Das ist bei das ist bei Online-Diensten insofern problematisch, da ihre Daten viel leichter multipliziert und verteilt werden können. Insofern ist der Missbrauch mit persönlichen Daten viel schwerwiegender als das beispielsweise beim Anwalt der Fall ist.
Ich stimme ihnen zu. Nur sehe ich das Datensendeverhalten nicht als Problem. Um ein solches Angebot (egal ob App oder browserbasiert) sinnvoll nutzen zu können, muss ich unweigerlich persönliche Details von mir preisgeben. Ich möchte ja jemanden kennenlernen. Dazu muss ich etwas von mir preisgeben. Anders geht es nur offline.
Wenn ich bei diesen Diensten logischerweise eh mein Geschlecht, meine Interessen, Hobbys, Alter und auch Bilder von mir angeben bzw. hochladen muss, um die gewünschten Kontakte zu knüpfen, ist das Senden einer eindeutigen Geräte-ID und ähnliches nun wirklich das geringste Problem.
Deshalb finde ich den Test selbst relativ sinnfrei.
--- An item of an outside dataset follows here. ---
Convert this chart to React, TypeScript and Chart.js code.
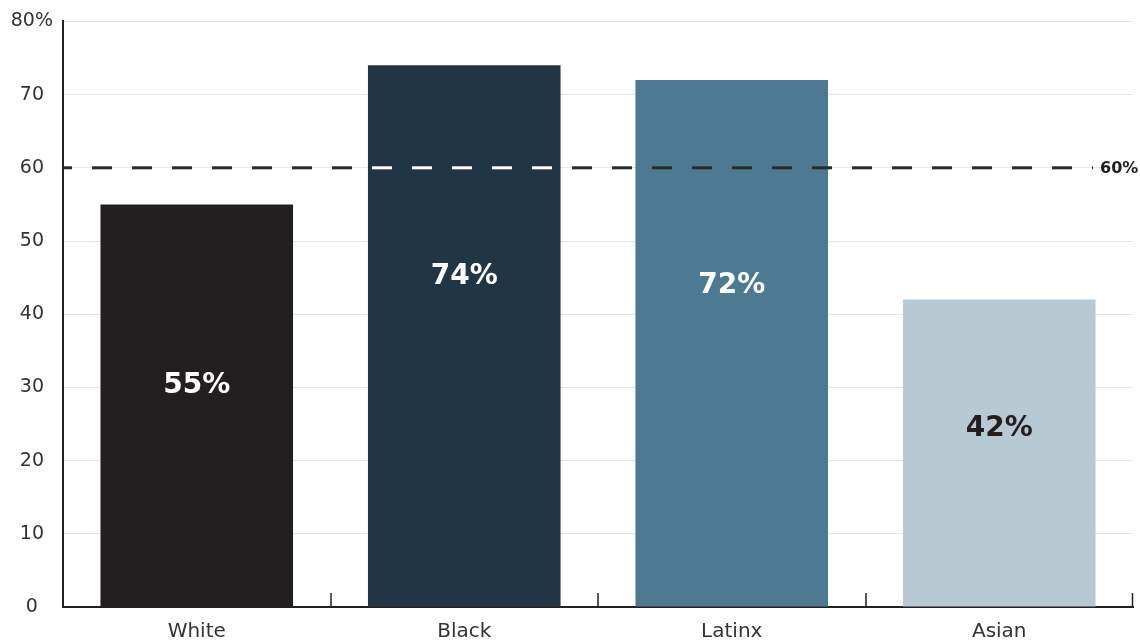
import React, { useEffect, useRef } from "react";
import { Chart, registerables } from "chart.js";

Chart.register(...registerables);

const categories = ["White", "Black", "Latinx", "Asian"];
const values = [55, 74, 72, 42];
const barColors = ["#231f20", "#203644", "#4d7a91", "#b7c9d3"];
const labelColors = ["#ffffff", "#ffffff", "#ffffff", "#231f20"];
const yTickValues = [0, 10, 20, 30, 40, 50, 60, 70, 80];
const targetValue = 60;
const targetLabel = "60%";
// dashes over these bars are drawn white
const whiteDashOverBar = [false, true, false, false];

const FONT = "'DejaVu Sans', 'Open Sans', sans-serif";

const overlayPlugin = {
  id: "overlay",
  afterDatasetsDraw(chart: any) {
    const { ctx, chartArea, scales } = chart;
    const x = scales.x;
    const y = scales.y;
    const meta = chart.getDatasetMeta(0);

    // category boundary ticks pointing up
    ctx.save();
    ctx.strokeStyle = "#222";
    ctx.lineWidth = 1.5;
    for (let i = 1; i <= categories.length; i++) {
      const px = Math.round((x.getPixelForValue(i - 1) + x.getPixelForValue(i)) / 2);
      const bx = i === categories.length ? chartArea.right - 0.5 : px;
      ctx.beginPath();
      ctx.moveTo(bx, chartArea.bottom);
      ctx.lineTo(bx, chartArea.bottom - 14);
      ctx.stroke();
    }
    ctx.restore();

    // dashed target line
    const ty = y.getPixelForValue(targetValue);
    const drawDash = (color: string) => {
      ctx.beginPath();
      ctx.setLineDash([20, 20]);
      ctx.lineDashOffset = 11;
      ctx.strokeStyle = color;
      ctx.lineWidth = 3;
      ctx.moveTo(chartArea.left, ty);
      ctx.lineTo(chartArea.right - 40, ty);
      ctx.stroke();
    };
    ctx.save();
    drawDash("#2a2a2a");
    ctx.restore();
    meta.data.forEach((bar: any, i: number) => {
      if (!whiteDashOverBar[i]) return;
      const w = bar.width;
      ctx.save();
      ctx.beginPath();
      ctx.rect(bar.x - w / 2, bar.y, w, bar.base - bar.y);
      ctx.clip();
      drawDash("#ffffff");
      ctx.restore();
    });

    ctx.save();
    ctx.fillStyle = "#1e1e1e";
    ctx.font = `bold 16px ${FONT}`;
    ctx.textAlign = "left";
    ctx.textBaseline = "middle";
    ctx.fillText(targetLabel, chartArea.right - 33, ty + 1);
    ctx.restore();

    // bar value labels
    const anchor = [0.55, 0.61, 0.61, 0.58];
    ctx.save();
    ctx.font = `bold 28px ${FONT}`;
    ctx.textAlign = "center";
    ctx.textBaseline = "middle";
    meta.data.forEach((bar: any, i: number) => {
      ctx.fillStyle = labelColors[i];
      ctx.fillText(values[i] + "%", bar.x, y.getPixelForValue(values[i] * anchor[i]));
    });
    ctx.restore();
  },
};

export default function App() {
  const ref = useRef<HTMLCanvasElement>(null);
  useEffect(() => {
    if (!ref.current) return;
    const chart = new Chart(ref.current, {
      type: "bar",
      data: {
        labels: categories,
        datasets: [
          {
            data: values,
            backgroundColor: barColors,
            borderWidth: 0,
            barPercentage: 0.72,
            categoryPercentage: 1,
          },
        ],
      },
      options: {
        animation: false,
        responsive: true,
        maintainAspectRatio: false,
        layout: { padding: { top: 21, right: 7, left: 0, bottom: 0 } },
        plugins: { legend: { display: false }, tooltip: { enabled: false } },
        scales: {
          x: {
            grid: { display: false },
            border: { display: true, color: "#222", width: 2 },
            ticks: {
              color: "#333",
              font: { family: FONT, size: 20 },
              padding: 5,
            },
            afterFit(scale: any) {
              scale.height = 33;
            },
          },
          y: {
            min: 0,
            max: 80,
            afterBuildTicks(scale: any) {
              scale.ticks = yTickValues.map((v) => ({ value: v }));
            },
            grid: { color: "#e6e6e6", lineWidth: 1, drawTicks: false },
            border: { display: true, color: "#222", width: 2 },
            ticks: {
              color: "#333",
              font: { family: FONT, size: 19 },
              crossAlign: "center",
              padding: 10,
              callback: (v: any) => (v === 80 ? v + "%" : String(v)),
            },
            afterFit(scale: any) {
              scale.width = 63;
            },
          },
        },
      },
      plugins: [overlayPlugin],
    });
    return () => chart.destroy();
  }, []);
  return (
    <div style={{ position: "absolute", left: 0, top: 0, width: 1140, height: 640, background: "#fff" }}>
      <canvas ref={ref} />
    </div>
  );
}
Das Datensendeverhalten von Apps ist schwieriger zu kontrollieren, als das von Seiten im Browser. Da hilft nämlich oft ein Werbeblocker. Bei vielen Apps muß man sich mit einem Online Konto anmelden, um sie nutzen zu können. Über die E-Mail-Adresse können dann Daten verknüpft werden. Was in den AGBs steht, ist ziemlich egal, weil man nicht kontrollieren kann, was wirklich passiert.